» **What the task asks**
Omit every picture, then give all the entries again exactly.

[Figure scripts]
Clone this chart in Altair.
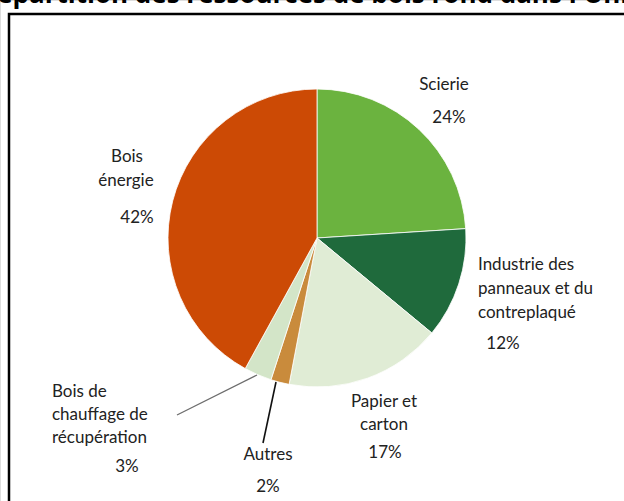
import altair as alt
import pandas as pd

# ---- data ----
categories = ["Scierie", "Industrie des panneaux et du contreplaqué", "Papier et carton",
              "Autres", "Bois de chauffage de récupération", "Bois énergie"]
shares = [24, 12, 17, 2, 3, 42]
colors = ["#6BB33F", "#1F6A3C", "#E0ECD5", "#C98B3C", "#D3E5C8", "#CC4A05"]

label_lines = [
    ["Scierie", "", "24%"],
    ["Industrie des", "panneaux et du", "contreplaqué", "12%"],
    ["Papier et", "carton", "17%"],
    ["Autres", "2%"],
    ["Bois de", "chauffage de", "récupération", "3%"],
    ["Bois", "énergie", "42%"],
]

# ---- layout (pixel positions of annotations) ----
W, H = 624, 501
CX, CY, R = 317, 238, 149
FONT = "Lato"

pie_df = pd.DataFrame({"cat": categories, "share": shares, "idx": list(range(len(categories)))})

pie = alt.Chart(pie_df).mark_arc(stroke="white", strokeWidth=0.8, radius=R).encode(
    theta=alt.Theta("share:Q", stack=True),
    order=alt.Order("idx:Q"),
    color=alt.Color("cat:N", scale=alt.Scale(domain=categories, range=colors), legend=None),
    x=alt.value(CX),
    y=alt.value(CY),
)

label_layout = [
    [(444, 85, "center"), None, (449, 118, "center")],
    [(478, 265, "left"), (478, 289, "left"), (478, 313, "left"), (503, 344, "center")],
    [(384, 402, "center"), (384, 425, "center"), (385, 453, "center")],
    [(268, 455, "center"), (268, 487, "center")],
    [(52, 392, "left"), (52, 415, "left"), (52, 438, "left"), (127, 467, "center")],
    [(127, 157, "center"), (126, 181, "center"), (137, 218, "center")],
]

rows = []
for lines, lay in zip(label_lines, label_layout):
    for t, p in zip(lines, lay):
        if p is None or t == "":
            continue
        rows.append({"t": t, "x": p[0], "y": p[1], "a": p[2]})
lab_df = pd.DataFrame(rows)

xs = alt.Scale(domain=[0, W], range=[0, W])
ys = alt.Scale(domain=[0, H], range=[0, H])

text_layers = []
for a in ["left", "center"]:
    sub = lab_df[lab_df.a == a]
    text_layers.append(
        alt.Chart(sub).mark_text(font=FONT, fontSize=17, color="#222222", align=a, baseline="middle").encode(
            x=alt.X("x:Q", scale=xs, axis=None),
            y=alt.Y("y:Q", scale=ys, axis=None),
            text="t:N",
        )
    )

lead_df = pd.DataFrame({
    "seg": ["chauffage", "chauffage", "autres", "autres"],
    "x": [177, 257, 263, 276],
    "y": [415, 375, 443, 382],
})
leader_grey = alt.Chart(lead_df[lead_df.seg == "chauffage"]).mark_line(color="#6d6d6d", strokeWidth=1.3).encode(
    x=alt.X("x:Q", scale=xs, axis=None),
    y=alt.Y("y:Q", scale=ys, axis=None),
)
leader_black = alt.Chart(lead_df[lead_df.seg == "autres"]).mark_line(color="#111111", strokeWidth=1.6).encode(
    x=alt.X("x:Q", scale=xs, axis=None),
    y=alt.Y("y:Q", scale=ys, axis=None),
)

frame = alt.Chart(pd.DataFrame({"k": [0]})).mark_rect(fill=None, stroke="black", strokeWidth=2.5).encode(
    x=alt.value(9), x2=alt.value(W + 20), y=alt.value(14), y2=alt.value(H + 20)
)

title_cut = alt.Chart(pd.DataFrame({"t": ["Répartition des ressources de bois rond dans l'Union européenne, en pourcentage"]})).mark_text(
    font="Open Sans", fontSize=26, fontWeight="bold", color="black", align="left", baseline="alphabetic"
).encode(x=alt.value(-20), y=alt.value(3), text="t:N")

chart = alt.layer(pie, frame, leader_grey, leader_black, *text_layers, title_cut).properties(
    width=W, height=H, padding=0, autosize=alt.AutoSizeParams(type="none")
).configure_view(stroke=None).configure(background="white")

chart.save("out.html", embed_options={"renderer": "svg", "actions": False})
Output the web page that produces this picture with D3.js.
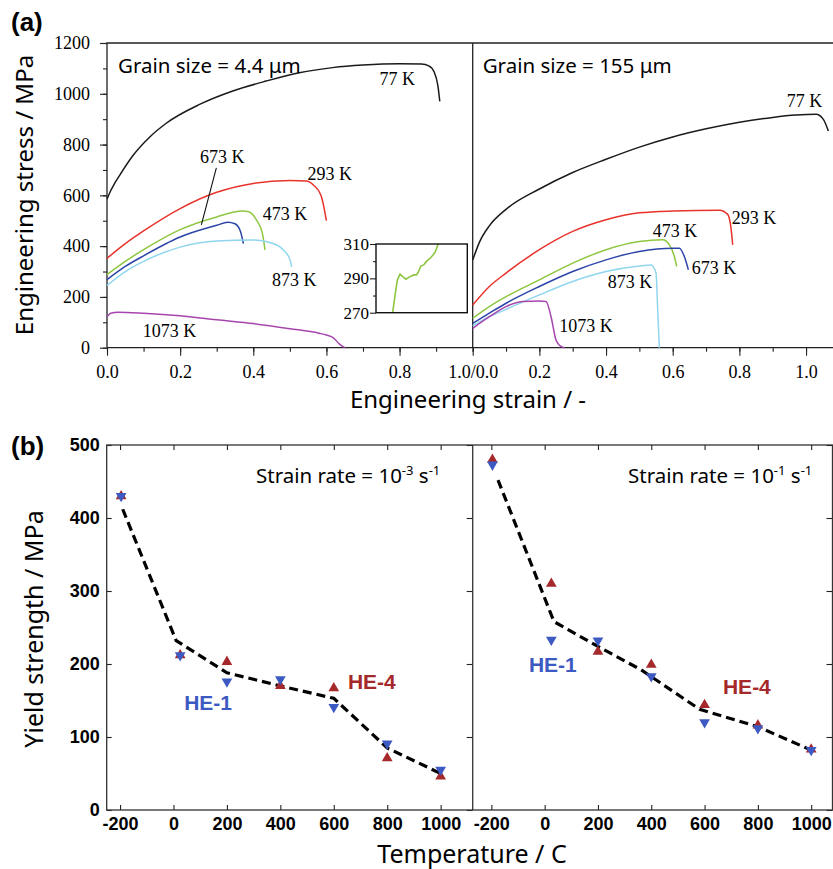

» **Reply to the task**
Clone this chart in Altair.
import altair as alt
import pandas as pd

# ---- data ----
categories = ["Scierie", "Industrie des panneaux et du contreplaqué", "Papier et carton",
              "Autres", "Bois de chauffage de récupération", "Bois énergie"]
shares = [24, 12, 17, 2, 3, 42]
colors = ["#6BB33F", "#1F6A3C", "#E0ECD5", "#C98B3C", "#D3E5C8", "#CC4A05"]

label_lines = [
    ["Scierie", "", "24%"],
    ["Industrie des", "panneaux et du", "contreplaqué", "12%"],
    ["Papier et", "carton", "17%"],
    ["Autres", "2%"],
    ["Bois de", "chauffage de", "récupération", "3%"],
    ["Bois", "énergie", "42%"],
]

# ---- layout (pixel positions of annotations) ----
W, H = 624, 501
CX, CY, R = 317, 238, 149
FONT = "Lato"

pie_df = pd.DataFrame({"cat": categories, "share": shares, "idx": list(range(len(categories)))})

pie = alt.Chart(pie_df).mark_arc(stroke="white", strokeWidth=0.8, radius=R).encode(
    theta=alt.Theta("share:Q", stack=True),
    order=alt.Order("idx:Q"),
    color=alt.Color("cat:N", scale=alt.Scale(domain=categories, range=colors), legend=None),
    x=alt.value(CX),
    y=alt.value(CY),
)

label_layout = [
    [(444, 85, "center"), None, (449, 118, "center")],
    [(478, 265, "left"), (478, 289, "left"), (478, 313, "left"), (503, 344, "center")],
    [(384, 402, "center"), (384, 425, "center"), (385, 453, "center")],
    [(268, 455, "center"), (268, 487, "center")],
    [(52, 392, "left"), (52, 415, "left"), (52, 438, "left"), (127, 467, "center")],
    [(127, 157, "center"), (126, 181, "center"), (137, 218, "center")],
]

rows = []
for lines, lay in zip(label_lines, label_layout):
    for t, p in zip(lines, lay):
        if p is None or t == "":
            continue
        rows.append({"t": t, "x": p[0], "y": p[1], "a": p[2]})
lab_df = pd.DataFrame(rows)

xs = alt.Scale(domain=[0, W], range=[0, W])
ys = alt.Scale(domain=[0, H], range=[0, H])

text_layers = []
for a in ["left", "center"]:
    sub = lab_df[lab_df.a == a]
    text_layers.append(
        alt.Chart(sub).mark_text(font=FONT, fontSize=17, color="#222222", align=a, baseline="middle").encode(
            x=alt.X("x:Q", scale=xs, axis=None),
            y=alt.Y("y:Q", scale=ys, axis=None),
            text="t:N",
        )
    )

lead_df = pd.DataFrame({
    "seg": ["chauffage", "chauffage", "autres", "autres"],
    "x": [177, 257, 263, 276],
    "y": [415, 375, 443, 382],
})
leader_grey = alt.Chart(lead_df[lead_df.seg == "chauffage"]).mark_line(color="#6d6d6d", strokeWidth=1.3).encode(
    x=alt.X("x:Q", scale=xs, axis=None),
    y=alt.Y("y:Q", scale=ys, axis=None),
)
leader_black = alt.Chart(lead_df[lead_df.seg == "autres"]).mark_line(color="#111111", strokeWidth=1.6).encode(
    x=alt.X("x:Q", scale=xs, axis=None),
    y=alt.Y("y:Q", scale=ys, axis=None),
)

frame = alt.Chart(pd.DataFrame({"k": [0]})).mark_rect(fill=None, stroke="black", strokeWidth=2.5).encode(
    x=alt.value(9), x2=alt.value(W + 20), y=alt.value(14), y2=alt.value(H + 20)
)

title_cut = alt.Chart(pd.DataFrame({"t": ["Répartition des ressources de bois rond dans l'Union européenne, en pourcentage"]})).mark_text(
    font="Open Sans", fontSize=26, fontWeight="bold", color="black", align="left", baseline="alphabetic"
).encode(x=alt.value(-20), y=alt.value(3), text="t:N")

chart = alt.layer(pie, frame, leader_grey, leader_black, *text_layers, title_cut).properties(
    width=W, height=H, padding=0, autosize=alt.AutoSizeParams(type="none")
).configure_view(stroke=None).configure(background="white")

chart.save("out.html", embed_options={"renderer": "svg", "actions": False})
Output the web page that produces this picture with D3.js.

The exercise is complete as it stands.